The Power of Words

I hadn’t quite had enough coffee to drink when I glanced at my Twitter feed on Monday morning. Had I been at least through my first cup, I think I would have realized more quickly that everyone was commenting on the events of Sunday evening in which President Obama announced that Osama bin Laden had been killed by American forces.

Eventually, the concept sunk in. I took time to digest it, not commenting or tweeting or updating statuses until I had unpacked the event a bit. I listened to some analysis from the BBC, and read some more from the New York Times.  I read about the spontaneous gatherings at Ground Zero and in Washington D.C. of those cheering and singing the national anthem, and since then I’ve seen some of the more grotesque and uncivilized images and magazine covers that had bin Laden’s head rammed through by the Statue of Liberty’s torch as though on a pike (with all of the gore involved), or wishing him eternal damnation in large fonts. America is really, really good at getting caught up in mindless frenzies. Blame it on the overconfident knowledge that we have what is likely the most powerful military in the world. Many Americans don’t seem to care what the rest of the world thinks of them, or to take the rest of the world into much consideration…much to the chagrin of those of us who think more broadly.

My conclusion about the assassination of bin Laden is that celebrating victory in a war isn’t an appropriate thing to do, that we shouldn’t be dancing in the streets because we’ve successfully killed someone in the pursuit of justice. Just because someone loses a war, in no way means that anyone has won a war. Even eschewing pacifism as Bonhoeffer momentarily did in recognizing that great enough evils can exist to warrant warfare…to enter into the theological concept of a “just war”…involves recognizing that this is a grim task, one to be undertaken with solemnity, and even sadness, but never with jubilation.

My other concern from this historic event is the assumption by many that this brings closure to the horrific events of September 11, 2001. Despite a silent omission, or overt claim to the contrary, by government officials, the visceral reaction I sense from much of the media coverage is that this brings the war, or at least a major portion of the war, to a close. I fear this is inaccurate, not only because of tactical considerations that have been reported, but because there’s a larger issue at play, and that issue is a domestic, and historical, one.
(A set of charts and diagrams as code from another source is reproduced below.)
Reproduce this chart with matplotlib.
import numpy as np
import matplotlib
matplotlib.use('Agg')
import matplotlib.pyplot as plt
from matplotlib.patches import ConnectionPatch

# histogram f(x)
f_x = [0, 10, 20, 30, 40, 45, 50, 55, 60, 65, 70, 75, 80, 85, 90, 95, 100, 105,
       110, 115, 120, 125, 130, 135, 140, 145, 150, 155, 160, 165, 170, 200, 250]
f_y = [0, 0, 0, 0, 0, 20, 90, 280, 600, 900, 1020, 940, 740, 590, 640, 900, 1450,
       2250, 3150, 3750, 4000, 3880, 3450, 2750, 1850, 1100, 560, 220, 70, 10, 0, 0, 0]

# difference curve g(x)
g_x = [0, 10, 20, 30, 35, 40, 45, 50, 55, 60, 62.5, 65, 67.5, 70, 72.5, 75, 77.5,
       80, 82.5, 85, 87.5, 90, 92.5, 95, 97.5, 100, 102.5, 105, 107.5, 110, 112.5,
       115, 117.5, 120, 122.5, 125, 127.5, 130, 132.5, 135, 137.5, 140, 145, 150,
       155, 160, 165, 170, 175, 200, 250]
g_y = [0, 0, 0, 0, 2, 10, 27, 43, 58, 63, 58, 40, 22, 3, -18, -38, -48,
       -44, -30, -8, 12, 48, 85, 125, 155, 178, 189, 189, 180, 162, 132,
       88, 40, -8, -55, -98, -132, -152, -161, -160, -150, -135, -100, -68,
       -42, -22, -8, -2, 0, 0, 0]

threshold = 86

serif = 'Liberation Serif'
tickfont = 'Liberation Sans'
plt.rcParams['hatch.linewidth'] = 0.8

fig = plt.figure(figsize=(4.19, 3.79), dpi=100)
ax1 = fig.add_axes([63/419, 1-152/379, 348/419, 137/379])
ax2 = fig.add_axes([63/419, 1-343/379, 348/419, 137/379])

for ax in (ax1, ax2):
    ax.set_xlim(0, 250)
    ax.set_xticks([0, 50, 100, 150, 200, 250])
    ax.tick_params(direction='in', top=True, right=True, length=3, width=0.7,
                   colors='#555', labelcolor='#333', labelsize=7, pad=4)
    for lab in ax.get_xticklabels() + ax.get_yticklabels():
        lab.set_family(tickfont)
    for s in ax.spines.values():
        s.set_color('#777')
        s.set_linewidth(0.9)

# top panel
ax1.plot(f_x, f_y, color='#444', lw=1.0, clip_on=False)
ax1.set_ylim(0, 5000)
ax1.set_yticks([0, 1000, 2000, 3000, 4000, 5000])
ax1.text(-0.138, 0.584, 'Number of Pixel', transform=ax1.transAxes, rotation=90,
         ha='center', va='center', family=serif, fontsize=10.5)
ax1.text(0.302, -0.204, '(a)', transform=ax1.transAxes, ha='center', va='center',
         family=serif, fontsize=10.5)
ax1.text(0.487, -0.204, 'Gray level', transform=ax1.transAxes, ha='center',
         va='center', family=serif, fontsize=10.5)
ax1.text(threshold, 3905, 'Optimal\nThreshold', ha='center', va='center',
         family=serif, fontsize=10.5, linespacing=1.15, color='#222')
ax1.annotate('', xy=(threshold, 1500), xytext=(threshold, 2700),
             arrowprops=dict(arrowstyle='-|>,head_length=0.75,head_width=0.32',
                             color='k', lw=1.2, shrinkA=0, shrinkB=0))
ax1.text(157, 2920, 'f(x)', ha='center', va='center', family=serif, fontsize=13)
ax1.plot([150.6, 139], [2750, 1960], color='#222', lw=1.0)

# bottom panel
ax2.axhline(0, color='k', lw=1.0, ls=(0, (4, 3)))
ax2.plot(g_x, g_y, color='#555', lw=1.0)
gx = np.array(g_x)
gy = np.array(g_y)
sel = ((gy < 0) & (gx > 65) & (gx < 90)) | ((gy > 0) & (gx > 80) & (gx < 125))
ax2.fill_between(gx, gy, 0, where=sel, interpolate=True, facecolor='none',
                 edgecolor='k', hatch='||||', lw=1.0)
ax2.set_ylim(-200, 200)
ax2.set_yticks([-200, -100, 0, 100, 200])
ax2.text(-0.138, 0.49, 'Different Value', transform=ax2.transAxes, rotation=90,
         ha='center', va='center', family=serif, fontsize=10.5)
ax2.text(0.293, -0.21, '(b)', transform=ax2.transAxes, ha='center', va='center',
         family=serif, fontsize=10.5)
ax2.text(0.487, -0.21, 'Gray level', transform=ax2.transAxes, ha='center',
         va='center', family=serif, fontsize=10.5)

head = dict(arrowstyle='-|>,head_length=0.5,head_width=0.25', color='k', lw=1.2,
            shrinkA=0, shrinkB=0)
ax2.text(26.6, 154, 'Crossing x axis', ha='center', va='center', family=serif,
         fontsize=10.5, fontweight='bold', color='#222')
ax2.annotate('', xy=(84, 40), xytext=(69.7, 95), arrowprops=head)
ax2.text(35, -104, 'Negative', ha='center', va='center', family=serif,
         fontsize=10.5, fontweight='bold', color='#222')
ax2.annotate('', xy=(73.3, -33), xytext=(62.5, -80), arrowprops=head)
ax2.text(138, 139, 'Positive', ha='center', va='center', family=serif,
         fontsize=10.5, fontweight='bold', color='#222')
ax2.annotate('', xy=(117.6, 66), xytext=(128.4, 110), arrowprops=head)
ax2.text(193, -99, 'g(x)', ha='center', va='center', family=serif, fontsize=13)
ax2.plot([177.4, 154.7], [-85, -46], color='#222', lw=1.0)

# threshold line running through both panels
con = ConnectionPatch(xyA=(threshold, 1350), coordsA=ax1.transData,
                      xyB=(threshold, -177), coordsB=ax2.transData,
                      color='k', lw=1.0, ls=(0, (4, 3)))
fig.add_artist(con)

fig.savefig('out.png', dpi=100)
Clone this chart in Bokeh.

Words have power, and the rhetoric of national leaders carry implications that can alter history. The war in which the U.S. and its allies have been engaged for nearly 10 years now, however you may feel about how just it may or may not be, has been tainted with erroneous rhetoric by former president George W. Bush that was simply not thought through as well as it should have been. The erroneous rhetoric that I fear will plague our country for some time to come occurred when Bush declared this to be “the war on terror.” The rest of the world has adopted this rhetoric…it is now solidified. I think that solidification will do much more harm than we could have imagined, because one cannot declare war on an ideology and ever hope to win. Should a country declare war on another country, an organization, or even an individual, then that effort will ultimately either succeed or fail, depending upon whether or not the target of that warfare is removed as threat, as bin Laden has just been. Ideologies do not die as quickly or as easily, if they die at all. They tend to multiply, spreading ideas with the fervor of the misled, far more contagious than nationalism or patriotism, and far more infectious should they be evil, as terrorism obviously is. In declaring this to be a “war on terror,” Bush essentially assured that it is a war that will never be successful, because the enemy will always change its shape and reappear in new forms. Unless we alter this rhetoric, unless we call this war something different and back down until such a new concept can take hold, we will be trapped in perpetual bloodshed that will be without end, only moving between varying degrees of victory and defeat, always without significant closure.

Constant warfare leads not only to the deaths of thousands of human beings, but also to the deaths of cultures, of ways of life, of intelligence, of language, of art. Continued warfare is something that no one wants, and to which we all have a right to call for an end. Rhetorical steps, of the kind that guide nations such as ours from our leaders’ lips, must be taken to ensure that the war in which we’ve been engaged begins to draw to an end with the death of bin Laden.

Otherwise, our children’s children of generations to come will be unable to recall a time in their lives when our country has not been at war.

I’d like to have entitled this post “And So It Ends.” I think I could have more likely entitled it, “And So It Goes.”